Oral Paper

         Development and Structure

Virus induced over expression (VOX) in the ranunculid Thalictrum thalictroides supports a novel role for a MIXTA-like ortholog in stigmatic papillae during the evolution of wind pollination

Presenting Author
Veronica Di Stilio
Description
The MYB family of transcription factors one of largest in plants of genes playing key roles in regulatory processes during plant development. One of these genes is MIXTA/MIXTA-like, known to modulate the differentiation of distinct cell identities in the epidermis of land plants.

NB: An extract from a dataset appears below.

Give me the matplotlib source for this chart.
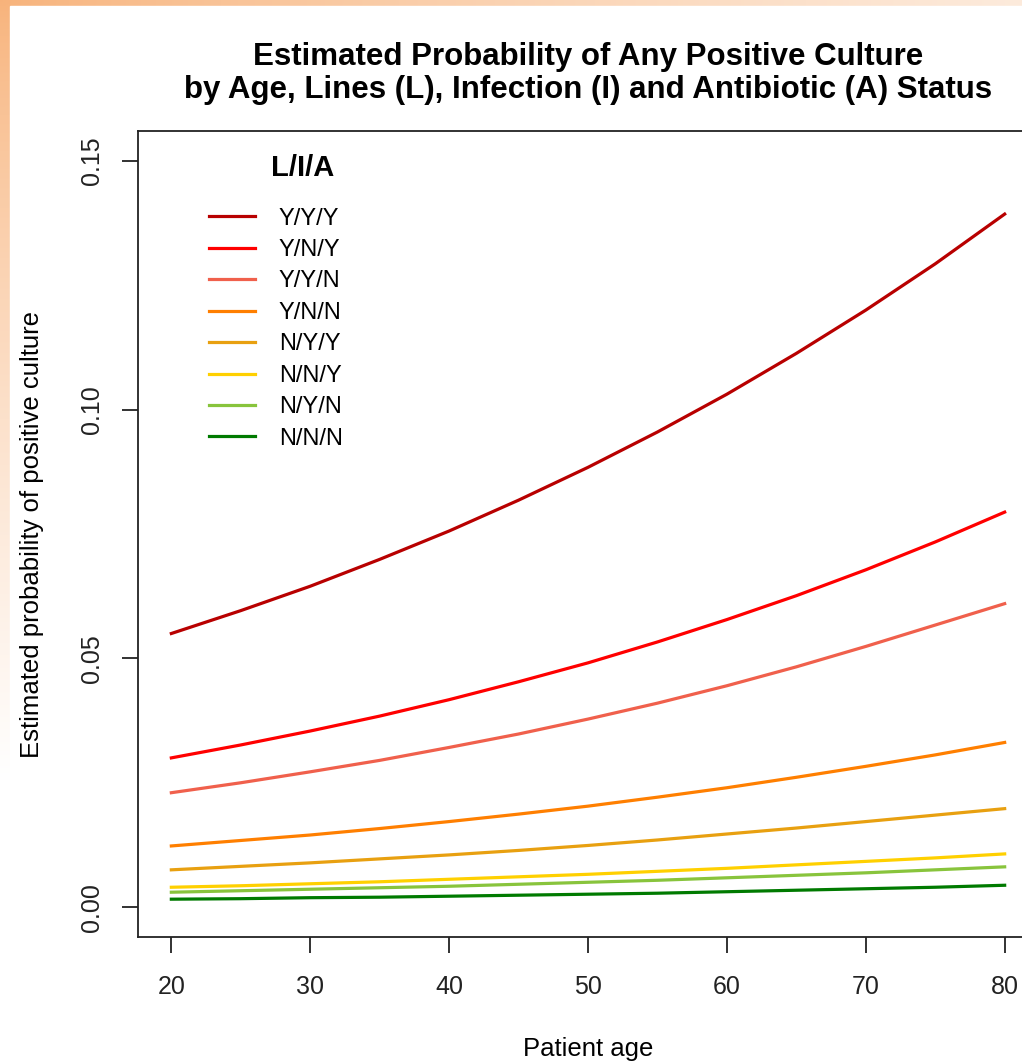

We had previously investigated the evolutionary history and function of the MIXTA-like gene family in the ranunculid Thalictrum, a representative of early-diverging eudicots, and found a lineage-specific duplication coinciding with a Whole Genome Duplication (WGD) in one large clade within the genus. We then functionally characterized a MIXTA-like ortholog from the diploid species T. thalictroides (TthMYBML2) via targeted virus induced gene silencing (VIGS) in leaves, finding a role a trichomes. Here, we add experiments in floral tissue and report for the first time the successful use of virus induced overexpression (VOX) to support a novel role for Thalictrum MIXTA-like in stigmatic papillae. Overexpression assays in a heterologous system (tobacco) provided further evidence for the leaf trichome function, while supporting the novel role in the promotion of stigmatic papillae elongation. The latter finding, combined with the high differential expression of specific paralogs in carpels of wind-pollinated polyploid Thalictrum suggests that MIXTA-like duplications likely contributed to the development of long stigmatic papillae in feathery stigmas during the evolutionary transition from insect to wind pollination.